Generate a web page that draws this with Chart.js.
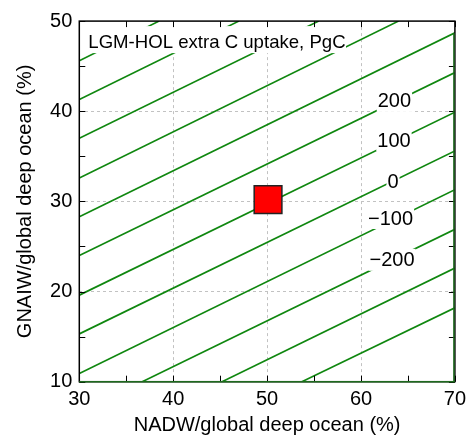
<!DOCTYPE html>
<html>
<head>
<meta charset="utf-8">
<script src="https://cdn.jsdelivr.net/npm/chart.js@4"></script>
<style>
html, body { margin: 0; padding: 0; background: #fff; }
canvas { display: block; }
</style>
</head>
<body>
<canvas id="myChart" width="476" height="437"></canvas>
<script>
var levels     = [700, 600, 500, 400, 300, 200, 100, 0, -100, -200, -300, -400];
var lineStartX = [30, 30, 30, 30, 30, 30, 30, 30, 30, 36.7, 45.2, 53.7];
var lineStartY = [45.6, 41.3, 37.0, 32.6, 28.3, 24.0, 19.6, 15.3, 10.9, 10, 10, 10];
var lineEndX   = [38.5, 47.0, 55.5, 64.0, 70, 70, 70, 70, 70, 70, 70, 70];
var lineEndY   = [50, 50, 50, 50, 48.7, 44.3, 39.9, 35.6, 31.3, 26.9, 22.6, 18.2];

// inline contour labels
var labelText = ['200', '100', '0', '\u2212100', '\u2212200'];
var labelX = [63.56, 63.51, 63.41, 63.15, 63.3];
var labelY = [41.15, 36.78, 32.25, 28.16, 23.52];

// red square (model result)
var markX = [50.1];
var markY = [30.2];

// axis ticks
var xTicks = [30, 40, 50, 60, 70];
var yTicks = [10, 20, 30, 40, 50];
var xMinor = [35, 45, 55, 65];
var yMinor = [15, 25, 35, 45];

var titleText = 'LGM-HOL extra C uptake, PgC';
var fontFam = '"Liberation Sans", Arial, Helvetica, sans-serif';
var green = '#0f870f';

var datasets = [{
    type: 'scatter',
    data: markX.map(function (x, i) { return { x: x, y: markY[i] }; }),
    pointStyle: 'rect',
    pointRadius: 19.6,
    pointBackgroundColor: '#ff0000',
    pointBorderColor: '#222',
    pointBorderWidth: 1.5,
    order: 0
}];

levels.forEach(function (lev, i) {
    datasets.push({
        type: 'line',
        label: String(lev),
        data: [{ x: lineStartX[i], y: lineStartY[i] }, { x: lineEndX[i], y: lineEndY[i] }],
        borderColor: green,
        borderWidth: 1.7,
        pointRadius: 0,
        fill: false,
        order: 1
    });
});

function gridColor(ctx, lo, hi) {
    var v = ctx.tick ? ctx.tick.value : null;
    if (v === null || v <= lo || v >= hi) return 'rgba(0,0,0,0)';
    return '#c2c2c2';
}

// white boxes + text for the labels, drawn over the lines
var labelPlugin = {
    id: 'labels',
    afterDatasetsDraw: function (chart) {
        var c = chart.ctx, a = chart.chartArea;
        var xs = chart.scales.x, ys = chart.scales.y;
        c.save();
        // title box
        c.fillStyle = '#fff';
        c.fillRect(a.left + 1, a.top + 5, 345 - a.left, 27);
        c.fillStyle = '#000';
        c.font = '18.6px ' + fontFam;
        c.textAlign = 'left';
        c.textBaseline = 'alphabetic';
        c.fillText(titleText, a.left + 9, a.top + 26.7);

        c.font = '20px ' + fontFam;
        c.textAlign = 'center';
        c.textBaseline = 'middle';
        labelText.forEach(function (t, i) {
            var px = xs.getPixelForValue(labelX[i]);
            var py = ys.getPixelForValue(labelY[i]);
            var w = c.measureText(t).width;
            c.fillStyle = '#fff';
            c.fillRect(px - w / 2 - 1, py - 11, w + 2, 22);
            c.fillStyle = '#000';
            c.fillText(t, px, py + 1);
        });
        c.restore();
    },
    afterDraw: function (chart) {
        var c = chart.ctx, a = chart.chartArea;
        var xs = chart.scales.x, ys = chart.scales.y;
        var tl = 6;
        c.save();
        c.strokeStyle = '#000';
        c.lineWidth = 1;
        c.beginPath();
        xTicks.concat(xMinor).forEach(function (v) {
            var px = Math.round(xs.getPixelForValue(v)) + 0.5;
            c.moveTo(px, a.bottom); c.lineTo(px, a.bottom - tl);
            c.moveTo(px, a.top); c.lineTo(px, a.top + tl);
        });
        yTicks.concat(yMinor).forEach(function (v) {
            var py = Math.round(ys.getPixelForValue(v)) + 0.5;
            c.moveTo(a.left, py); c.lineTo(a.left + tl, py);
            c.moveTo(a.right, py); c.lineTo(a.right - tl, py);
        });
        c.stroke();
        // frame
        c.lineWidth = 1.5;
        c.strokeRect(a.left, a.top, a.right - a.left, a.bottom - a.top);
        c.strokeStyle = '#1e6a1e';
        c.beginPath();
        c.moveTo(a.left, a.bottom); c.lineTo(a.right, a.bottom);
        c.moveTo(a.right - 1, a.top + 12); c.lineTo(a.right - 1, a.bottom);
        c.stroke();
        c.restore();
    }
};

var config = {
    data: { datasets: datasets },
    options: {
        responsive: false,
        animation: false,
        layout: { padding: { left: 13, right: 12.7, top: 20, bottom: 0 } },
        plugins: {
            legend: { display: false },
            tooltip: { enabled: false }
        },
        scales: {
            x: {
                type: 'linear',
                min: 30,
                max: 70,
                afterBuildTicks: function (s) { s.ticks = xTicks.map(function (v) { return { value: v }; }); },
                afterFit: function (s) { s.height = 55.3; },
                ticks: { autoSkip: false, maxRotation: 0, padding: 6, color: '#000', font: { size: 20, family: fontFam } },
                grid: { drawTicks: false, lineWidth: 1, color: function (ctx) { return gridColor(ctx, 30, 70); } },
                border: { display: false, dash: [3, 3] },
                title: { display: true, text: 'NADW/global deep ocean (%)', color: '#000', padding: 0, font: { size: 20, family: fontFam } }
            },
            y: {
                type: 'linear',
                min: 10,
                max: 50,
                afterBuildTicks: function (s) { s.ticks = yTicks.map(function (v) { return { value: v }; }); },
                afterFit: function (s) { s.width = 66.3; },
                ticks: { autoSkip: false, padding: 7, color: '#000', font: { size: 20, family: fontFam } },
                grid: { drawTicks: false, lineWidth: 1, color: function (ctx) { return gridColor(ctx, 10, 50); } },
                border: { display: false, dash: [3, 3] },
                title: { display: true, text: 'GNAIW/global deep ocean (%)', color: '#000', padding: 0, font: { size: 20, family: fontFam } }
            }
        }
    },
    plugins: [labelPlugin]
};

var myChart = new Chart(document.getElementById('myChart'), config);
</script>
</body>
</html>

### [TO DO]
Write out again, exactly, the lines from the start of the listing up to the line containing "26.9, 22.6, 18.2];", with both ends and without pictures.

### [TASK ANSWER]
Generate a web page that draws this with Chart.js.
<!DOCTYPE html>
<html>
<head>
<meta charset="utf-8">
<script src="https://cdn.jsdelivr.net/npm/chart.js@4"></script>
<style>
html, body { margin: 0; padding: 0; background: #fff; }
canvas { display: block; }
</style>
</head>
<body>
<canvas id="myChart" width="476" height="437"></canvas>
<script>
var levels     = [700, 600, 500, 400, 300, 200, 100, 0, -100, -200, -300, -400];
var lineStartX = [30, 30, 30, 30, 30, 30, 30, 30, 30, 36.7, 45.2, 53.7];
var lineStartY = [45.6, 41.3, 37.0, 32.6, 28.3, 24.0, 19.6, 15.3, 10.9, 10, 10, 10];
var lineEndX   = [38.5, 47.0, 55.5, 64.0, 70, 70, 70, 70, 70, 70, 70, 70];
var lineEndY   = [50, 50, 50, 50, 48.7, 44.3, 39.9, 35.6, 31.3, 26.9, 22.6, 18.2];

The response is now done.